### THE RECORDS
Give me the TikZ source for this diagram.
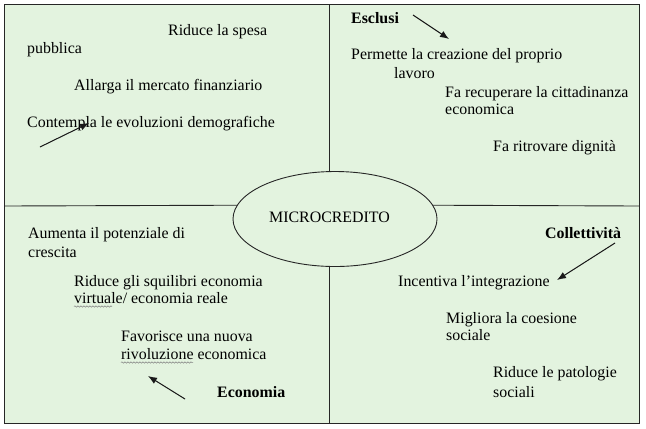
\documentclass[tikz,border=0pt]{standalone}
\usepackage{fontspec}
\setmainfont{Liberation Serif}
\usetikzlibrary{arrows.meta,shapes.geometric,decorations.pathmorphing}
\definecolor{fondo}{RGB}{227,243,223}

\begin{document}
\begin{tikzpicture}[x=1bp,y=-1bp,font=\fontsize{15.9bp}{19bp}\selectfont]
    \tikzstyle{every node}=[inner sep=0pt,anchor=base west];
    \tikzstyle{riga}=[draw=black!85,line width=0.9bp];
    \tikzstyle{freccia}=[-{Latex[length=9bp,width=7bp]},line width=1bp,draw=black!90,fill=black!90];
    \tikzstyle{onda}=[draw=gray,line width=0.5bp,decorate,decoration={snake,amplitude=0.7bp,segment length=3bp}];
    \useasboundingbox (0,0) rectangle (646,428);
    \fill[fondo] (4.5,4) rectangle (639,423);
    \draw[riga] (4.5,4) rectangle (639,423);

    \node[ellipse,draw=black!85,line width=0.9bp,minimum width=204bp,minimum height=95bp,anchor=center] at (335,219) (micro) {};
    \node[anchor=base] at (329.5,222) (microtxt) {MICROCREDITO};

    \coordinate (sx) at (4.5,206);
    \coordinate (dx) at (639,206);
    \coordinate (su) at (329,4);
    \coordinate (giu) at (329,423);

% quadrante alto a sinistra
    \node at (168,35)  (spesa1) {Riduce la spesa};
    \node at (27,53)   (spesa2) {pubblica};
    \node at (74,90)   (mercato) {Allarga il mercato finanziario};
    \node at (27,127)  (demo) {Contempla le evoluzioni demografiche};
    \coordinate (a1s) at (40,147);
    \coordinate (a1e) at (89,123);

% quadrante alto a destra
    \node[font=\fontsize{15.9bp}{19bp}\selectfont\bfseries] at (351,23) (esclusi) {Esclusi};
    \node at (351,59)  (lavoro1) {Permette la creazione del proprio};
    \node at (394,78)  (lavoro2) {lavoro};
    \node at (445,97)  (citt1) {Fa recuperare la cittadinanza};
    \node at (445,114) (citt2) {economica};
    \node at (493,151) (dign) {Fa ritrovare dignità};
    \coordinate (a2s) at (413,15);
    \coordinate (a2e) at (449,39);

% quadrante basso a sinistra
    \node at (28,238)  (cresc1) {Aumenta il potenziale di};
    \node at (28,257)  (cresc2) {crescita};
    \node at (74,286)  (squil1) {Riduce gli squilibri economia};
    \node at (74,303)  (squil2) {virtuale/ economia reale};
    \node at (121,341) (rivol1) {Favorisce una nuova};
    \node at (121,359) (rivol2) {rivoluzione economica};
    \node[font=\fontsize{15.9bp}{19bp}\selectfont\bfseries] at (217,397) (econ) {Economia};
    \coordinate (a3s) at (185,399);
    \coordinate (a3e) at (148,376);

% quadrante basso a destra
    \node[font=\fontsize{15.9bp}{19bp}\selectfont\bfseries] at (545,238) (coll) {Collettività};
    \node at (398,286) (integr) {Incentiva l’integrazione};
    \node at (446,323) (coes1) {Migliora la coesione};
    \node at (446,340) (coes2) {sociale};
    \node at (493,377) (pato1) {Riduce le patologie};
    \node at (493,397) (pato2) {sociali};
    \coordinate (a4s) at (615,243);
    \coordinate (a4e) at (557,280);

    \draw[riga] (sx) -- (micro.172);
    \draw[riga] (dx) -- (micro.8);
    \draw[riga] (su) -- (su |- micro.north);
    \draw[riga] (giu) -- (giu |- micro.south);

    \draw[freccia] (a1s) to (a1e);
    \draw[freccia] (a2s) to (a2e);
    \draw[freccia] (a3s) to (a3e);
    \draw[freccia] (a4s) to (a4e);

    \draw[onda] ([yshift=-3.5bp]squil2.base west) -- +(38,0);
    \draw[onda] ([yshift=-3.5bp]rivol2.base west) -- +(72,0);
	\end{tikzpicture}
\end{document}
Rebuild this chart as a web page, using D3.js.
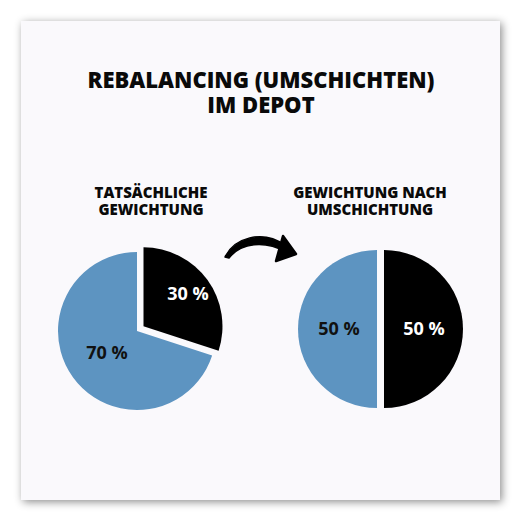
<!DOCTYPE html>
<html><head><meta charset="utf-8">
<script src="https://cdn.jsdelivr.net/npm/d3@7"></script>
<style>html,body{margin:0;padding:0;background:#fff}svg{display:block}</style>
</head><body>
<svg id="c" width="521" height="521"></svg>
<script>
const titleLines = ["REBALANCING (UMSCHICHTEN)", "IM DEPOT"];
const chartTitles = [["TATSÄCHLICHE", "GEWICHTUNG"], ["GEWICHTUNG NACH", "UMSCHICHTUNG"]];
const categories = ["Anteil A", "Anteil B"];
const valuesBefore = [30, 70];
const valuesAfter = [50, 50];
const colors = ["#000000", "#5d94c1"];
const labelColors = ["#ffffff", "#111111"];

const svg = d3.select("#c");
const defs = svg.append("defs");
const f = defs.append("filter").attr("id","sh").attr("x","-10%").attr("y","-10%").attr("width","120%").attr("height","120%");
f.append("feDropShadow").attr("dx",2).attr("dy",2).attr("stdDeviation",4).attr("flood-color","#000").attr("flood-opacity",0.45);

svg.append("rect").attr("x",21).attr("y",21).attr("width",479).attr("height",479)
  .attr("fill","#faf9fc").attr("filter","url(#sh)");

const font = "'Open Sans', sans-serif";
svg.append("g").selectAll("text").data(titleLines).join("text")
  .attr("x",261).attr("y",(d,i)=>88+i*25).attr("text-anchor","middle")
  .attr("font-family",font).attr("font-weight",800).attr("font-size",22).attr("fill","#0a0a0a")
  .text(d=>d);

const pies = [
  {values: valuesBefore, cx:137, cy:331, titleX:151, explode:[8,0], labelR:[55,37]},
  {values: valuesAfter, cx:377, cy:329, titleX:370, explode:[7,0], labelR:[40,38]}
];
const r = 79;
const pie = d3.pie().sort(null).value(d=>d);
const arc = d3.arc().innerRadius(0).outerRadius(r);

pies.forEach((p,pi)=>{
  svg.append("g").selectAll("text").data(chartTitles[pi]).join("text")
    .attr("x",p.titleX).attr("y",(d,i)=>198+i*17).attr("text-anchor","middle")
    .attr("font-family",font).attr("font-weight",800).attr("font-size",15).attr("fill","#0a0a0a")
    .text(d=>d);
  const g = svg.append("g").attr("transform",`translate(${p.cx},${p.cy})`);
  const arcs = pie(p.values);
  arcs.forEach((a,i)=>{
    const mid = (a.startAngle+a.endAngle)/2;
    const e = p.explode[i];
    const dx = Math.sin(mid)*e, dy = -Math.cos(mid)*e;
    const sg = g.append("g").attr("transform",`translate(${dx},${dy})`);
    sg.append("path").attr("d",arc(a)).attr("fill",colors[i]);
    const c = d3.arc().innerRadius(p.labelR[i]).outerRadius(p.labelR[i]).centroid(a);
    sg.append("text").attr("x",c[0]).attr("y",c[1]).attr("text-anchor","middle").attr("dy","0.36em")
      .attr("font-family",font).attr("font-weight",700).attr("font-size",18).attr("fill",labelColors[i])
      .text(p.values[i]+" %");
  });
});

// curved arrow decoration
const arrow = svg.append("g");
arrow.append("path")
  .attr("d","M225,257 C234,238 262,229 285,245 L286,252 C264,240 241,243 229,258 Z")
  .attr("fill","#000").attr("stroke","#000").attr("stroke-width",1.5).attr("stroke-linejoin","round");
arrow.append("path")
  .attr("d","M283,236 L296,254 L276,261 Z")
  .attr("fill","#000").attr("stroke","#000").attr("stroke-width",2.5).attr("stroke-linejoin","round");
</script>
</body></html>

### YOUR OBJECTIVE
Your job is to reproduce the lines from the one with "Rebuild this chart" through the one with "const arc = d3.arc().innerRadius(0).outerRadius(r);", both kept, exactly as they are. Leave out the pictures.

### FULL ANSWER
Rebuild this chart as a web page, using D3.js.
<!DOCTYPE html>
<html><head><meta charset="utf-8">
<script src="https://cdn.jsdelivr.net/npm/d3@7"></script>
<style>html,body{margin:0;padding:0;background:#fff}svg{display:block}</style>
</head><body>
<svg id="c" width="521" height="521"></svg>
<script>
const titleLines = ["REBALANCING (UMSCHICHTEN)", "IM DEPOT"];
const chartTitles = [["TATSÄCHLICHE", "GEWICHTUNG"], ["GEWICHTUNG NACH", "UMSCHICHTUNG"]];
const categories = ["Anteil A", "Anteil B"];
const valuesBefore = [30, 70];
const valuesAfter = [50, 50];
const colors = ["#000000", "#5d94c1"];
const labelColors = ["#ffffff", "#111111"];

const svg = d3.select("#c");
const defs = svg.append("defs");
const f = defs.append("filter").attr("id","sh").attr("x","-10%").attr("y","-10%").attr("width","120%").attr("height","120%");
f.append("feDropShadow").attr("dx",2).attr("dy",2).attr("stdDeviation",4).attr("flood-color","#000").attr("flood-opacity",0.45);

svg.append("rect").attr("x",21).attr("y",21).attr("width",479).attr("height",479)
  .attr("fill","#faf9fc").attr("filter","url(#sh)");

const font = "'Open Sans', sans-serif";
svg.append("g").selectAll("text").data(titleLines).join("text")
  .attr("x",261).attr("y",(d,i)=>88+i*25).attr("text-anchor","middle")
  .attr("font-family",font).attr("font-weight",800).attr("font-size",22).attr("fill","#0a0a0a")
  .text(d=>d);

const pies = [
  {values: valuesBefore, cx:137, cy:331, titleX:151, explode:[8,0], labelR:[55,37]},
  {values: valuesAfter, cx:377, cy:329, titleX:370, explode:[7,0], labelR:[40,38]}
];
const r = 79;
const pie = d3.pie().sort(null).value(d=>d);
const arc = d3.arc().innerRadius(0).outerRadius(r);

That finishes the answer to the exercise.